WHAT YOU NEED TO DO: Copy the data precisely, character for character, and leave out every picture.

COLLECTED DATA:

#####

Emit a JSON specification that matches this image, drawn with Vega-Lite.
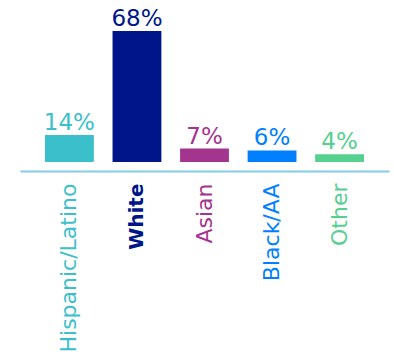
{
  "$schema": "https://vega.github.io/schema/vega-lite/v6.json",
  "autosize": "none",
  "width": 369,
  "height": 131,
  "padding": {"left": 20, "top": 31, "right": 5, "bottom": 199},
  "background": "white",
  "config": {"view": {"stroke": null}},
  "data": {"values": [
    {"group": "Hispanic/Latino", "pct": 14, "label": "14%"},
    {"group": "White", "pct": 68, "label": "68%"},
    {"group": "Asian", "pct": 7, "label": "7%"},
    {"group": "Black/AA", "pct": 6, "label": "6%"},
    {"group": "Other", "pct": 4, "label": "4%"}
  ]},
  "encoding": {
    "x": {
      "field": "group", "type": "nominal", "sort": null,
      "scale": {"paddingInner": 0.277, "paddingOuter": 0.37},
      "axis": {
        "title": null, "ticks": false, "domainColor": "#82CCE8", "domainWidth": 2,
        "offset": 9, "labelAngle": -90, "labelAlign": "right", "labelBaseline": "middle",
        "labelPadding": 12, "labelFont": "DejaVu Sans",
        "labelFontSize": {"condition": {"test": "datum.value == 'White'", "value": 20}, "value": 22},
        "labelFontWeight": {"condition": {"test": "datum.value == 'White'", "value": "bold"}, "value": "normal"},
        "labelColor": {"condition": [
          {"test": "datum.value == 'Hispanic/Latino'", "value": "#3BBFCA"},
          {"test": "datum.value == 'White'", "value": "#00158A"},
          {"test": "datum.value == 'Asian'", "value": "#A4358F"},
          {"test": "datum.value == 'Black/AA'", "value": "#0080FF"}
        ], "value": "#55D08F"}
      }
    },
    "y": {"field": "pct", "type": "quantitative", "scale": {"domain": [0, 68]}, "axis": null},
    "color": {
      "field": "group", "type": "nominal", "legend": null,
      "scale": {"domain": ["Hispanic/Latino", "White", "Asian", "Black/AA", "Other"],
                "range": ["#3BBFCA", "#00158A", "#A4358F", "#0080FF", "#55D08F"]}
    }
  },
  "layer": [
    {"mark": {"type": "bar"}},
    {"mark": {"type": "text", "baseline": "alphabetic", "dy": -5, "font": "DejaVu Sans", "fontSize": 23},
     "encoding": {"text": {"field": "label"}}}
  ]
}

#####

WRITTEN ANSWER:
Emit a JSON specification that matches this image, drawn with Vega-Lite.
{
  "$schema": "https://vega.github.io/schema/vega-lite/v6.json",
  "autosize": "none",
  "width": 369,
  "height": 131,
  "padding": {"left": 20, "top": 31, "right": 5, "bottom": 199},
  "background": "white",
  "config": {"view": {"stroke": null}},
  "data": {"values": [
    {"group": "Hispanic/Latino", "pct": 14, "label": "14%"},
    {"group": "White", "pct": 68, "label": "68%"},
    {"group": "Asian", "pct": 7, "label": "7%"},
    {"group": "Black/AA", "pct": 6, "label": "6%"},
    {"group": "Other", "pct": 4, "label": "4%"}
  ]},
  "encoding": {
    "x": {
      "field": "group", "type": "nominal", "sort": null,
      "scale": {"paddingInner": 0.277, "paddingOuter": 0.37},
      "axis": {
        "title": null, "ticks": false, "domainColor": "#82CCE8", "domainWidth": 2,
        "offset": 9, "labelAngle": -90, "labelAlign": "right", "labelBaseline": "middle",
        "labelPadding": 12, "labelFont": "DejaVu Sans",
        "labelFontSize": {"condition": {"test": "datum.value == 'White'", "value": 20}, "value": 22},
        "labelFontWeight": {"condition": {"test": "datum.value == 'White'", "value": "bold"}, "value": "normal"},
        "labelColor": {"condition": [
          {"test": "datum.value == 'Hispanic/Latino'", "value": "#3BBFCA"},
          {"test": "datum.value == 'White'", "value": "#00158A"},
          {"test": "datum.value == 'Asian'", "value": "#A4358F"},
          {"test": "datum.value == 'Black/AA'", "value": "#0080FF"}
        ], "value": "#55D08F"}
      }
    },
    "y": {"field": "pct", "type": "quantitative", "scale": {"domain": [0, 68]}, "axis": null},
    "color": {
      "field": "group", "type": "nominal", "legend": null,
      "scale": {"domain": ["Hispanic/Latino", "White", "Asian", "Black/AA", "Other"],
                "range": ["#3BBFCA", "#00158A", "#A4358F", "#0080FF", "#55D08F"]}
    }
  },
  "layer": [
    {"mark": {"type": "bar"}},
    {"mark": {"type": "text", "baseline": "alphabetic", "dy": -5, "font": "DejaVu Sans", "fontSize": 23},
     "encoding": {"text": {"field": "label"}}}
  ]
}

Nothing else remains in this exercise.